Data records
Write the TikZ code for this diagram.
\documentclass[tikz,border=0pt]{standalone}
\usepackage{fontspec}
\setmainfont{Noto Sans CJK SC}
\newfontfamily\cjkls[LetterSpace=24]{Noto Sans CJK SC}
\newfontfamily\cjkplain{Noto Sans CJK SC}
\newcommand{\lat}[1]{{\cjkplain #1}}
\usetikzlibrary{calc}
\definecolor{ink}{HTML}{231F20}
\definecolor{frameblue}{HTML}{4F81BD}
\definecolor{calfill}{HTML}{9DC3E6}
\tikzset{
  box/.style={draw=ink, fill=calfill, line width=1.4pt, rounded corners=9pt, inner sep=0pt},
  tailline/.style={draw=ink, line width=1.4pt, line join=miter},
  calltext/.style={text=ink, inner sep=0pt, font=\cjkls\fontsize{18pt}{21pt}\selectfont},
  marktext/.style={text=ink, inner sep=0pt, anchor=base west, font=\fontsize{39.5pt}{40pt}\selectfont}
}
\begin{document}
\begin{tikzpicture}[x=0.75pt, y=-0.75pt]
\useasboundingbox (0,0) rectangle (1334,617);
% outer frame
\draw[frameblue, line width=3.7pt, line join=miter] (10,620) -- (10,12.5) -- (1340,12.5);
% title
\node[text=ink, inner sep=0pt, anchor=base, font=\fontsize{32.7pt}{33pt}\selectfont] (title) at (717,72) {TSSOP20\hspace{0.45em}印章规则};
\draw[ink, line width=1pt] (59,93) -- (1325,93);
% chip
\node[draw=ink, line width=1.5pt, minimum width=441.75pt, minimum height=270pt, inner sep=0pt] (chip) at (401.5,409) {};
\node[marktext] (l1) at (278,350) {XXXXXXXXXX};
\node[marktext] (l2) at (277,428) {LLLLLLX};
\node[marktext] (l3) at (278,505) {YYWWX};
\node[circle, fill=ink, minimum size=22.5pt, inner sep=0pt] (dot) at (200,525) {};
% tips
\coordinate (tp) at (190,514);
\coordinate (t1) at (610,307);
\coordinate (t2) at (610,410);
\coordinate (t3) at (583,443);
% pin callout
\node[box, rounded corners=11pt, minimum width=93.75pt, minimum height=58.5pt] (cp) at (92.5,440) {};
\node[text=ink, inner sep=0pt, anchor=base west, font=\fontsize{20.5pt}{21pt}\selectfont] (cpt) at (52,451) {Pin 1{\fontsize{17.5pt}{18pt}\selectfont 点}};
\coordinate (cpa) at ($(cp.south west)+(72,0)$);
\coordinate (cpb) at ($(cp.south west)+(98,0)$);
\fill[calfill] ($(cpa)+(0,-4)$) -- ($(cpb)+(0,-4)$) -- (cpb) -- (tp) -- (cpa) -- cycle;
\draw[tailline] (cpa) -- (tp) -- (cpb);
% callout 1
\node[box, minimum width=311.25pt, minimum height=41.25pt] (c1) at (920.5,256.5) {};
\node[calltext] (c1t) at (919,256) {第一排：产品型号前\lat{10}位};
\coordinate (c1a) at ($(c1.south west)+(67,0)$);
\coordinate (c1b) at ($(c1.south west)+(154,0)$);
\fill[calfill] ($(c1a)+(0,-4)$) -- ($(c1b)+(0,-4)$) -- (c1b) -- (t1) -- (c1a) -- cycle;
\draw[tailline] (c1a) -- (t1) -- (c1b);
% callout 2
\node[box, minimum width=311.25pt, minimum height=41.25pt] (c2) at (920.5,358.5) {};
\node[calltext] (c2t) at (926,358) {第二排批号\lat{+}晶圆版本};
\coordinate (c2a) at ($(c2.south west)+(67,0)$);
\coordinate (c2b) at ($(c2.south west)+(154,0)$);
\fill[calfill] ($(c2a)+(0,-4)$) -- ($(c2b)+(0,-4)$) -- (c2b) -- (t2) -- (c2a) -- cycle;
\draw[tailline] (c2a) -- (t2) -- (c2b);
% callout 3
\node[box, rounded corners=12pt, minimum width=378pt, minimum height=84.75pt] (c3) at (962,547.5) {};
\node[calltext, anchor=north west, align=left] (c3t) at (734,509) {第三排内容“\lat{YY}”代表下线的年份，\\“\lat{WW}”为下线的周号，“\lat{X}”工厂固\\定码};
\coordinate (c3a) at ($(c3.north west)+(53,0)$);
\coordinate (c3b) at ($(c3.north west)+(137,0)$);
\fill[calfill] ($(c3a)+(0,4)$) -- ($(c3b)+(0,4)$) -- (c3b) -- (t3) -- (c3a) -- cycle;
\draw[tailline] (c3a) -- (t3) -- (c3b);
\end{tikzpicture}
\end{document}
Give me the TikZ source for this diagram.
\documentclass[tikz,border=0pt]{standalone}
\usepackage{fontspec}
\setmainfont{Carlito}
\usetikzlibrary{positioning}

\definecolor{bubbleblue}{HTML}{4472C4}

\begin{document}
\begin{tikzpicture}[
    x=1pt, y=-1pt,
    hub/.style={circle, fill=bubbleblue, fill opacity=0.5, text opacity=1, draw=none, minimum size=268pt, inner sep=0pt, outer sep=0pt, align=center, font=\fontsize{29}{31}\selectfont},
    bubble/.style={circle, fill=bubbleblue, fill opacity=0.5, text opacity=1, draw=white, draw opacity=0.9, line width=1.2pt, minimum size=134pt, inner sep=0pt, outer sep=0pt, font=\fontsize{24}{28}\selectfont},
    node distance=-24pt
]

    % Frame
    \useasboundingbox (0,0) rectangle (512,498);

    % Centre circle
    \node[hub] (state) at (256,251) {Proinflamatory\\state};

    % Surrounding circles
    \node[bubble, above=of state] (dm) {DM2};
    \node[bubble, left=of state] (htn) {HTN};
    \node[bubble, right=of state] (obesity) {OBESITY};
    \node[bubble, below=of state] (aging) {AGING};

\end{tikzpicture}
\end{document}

=== Task prompt ===
Set down, word for word, every line from the line that holds "Give me the TikZ source for this diagram." to the end of the entries above, including both ends.

=== Task output ===
Give me the TikZ source for this diagram.
\documentclass[tikz,border=0pt]{standalone}
\usepackage{fontspec}
\setmainfont{Carlito}
\usetikzlibrary{positioning}

\definecolor{bubbleblue}{HTML}{4472C4}

\begin{document}
\begin{tikzpicture}[
    x=1pt, y=-1pt,
    hub/.style={circle, fill=bubbleblue, fill opacity=0.5, text opacity=1, draw=none, minimum size=268pt, inner sep=0pt, outer sep=0pt, align=center, font=\fontsize{29}{31}\selectfont},
    bubble/.style={circle, fill=bubbleblue, fill opacity=0.5, text opacity=1, draw=white, draw opacity=0.9, line width=1.2pt, minimum size=134pt, inner sep=0pt, outer sep=0pt, font=\fontsize{24}{28}\selectfont},
    node distance=-24pt
]

    % Frame
    \useasboundingbox (0,0) rectangle (512,498);

    % Centre circle
    \node[hub] (state) at (256,251) {Proinflamatory\\state};

    % Surrounding circles
    \node[bubble, above=of state] (dm) {DM2};
    \node[bubble, left=of state] (htn) {HTN};
    \node[bubble, right=of state] (obesity) {OBESITY};
    \node[bubble, below=of state] (aging) {AGING};

\end{tikzpicture}
\end{document}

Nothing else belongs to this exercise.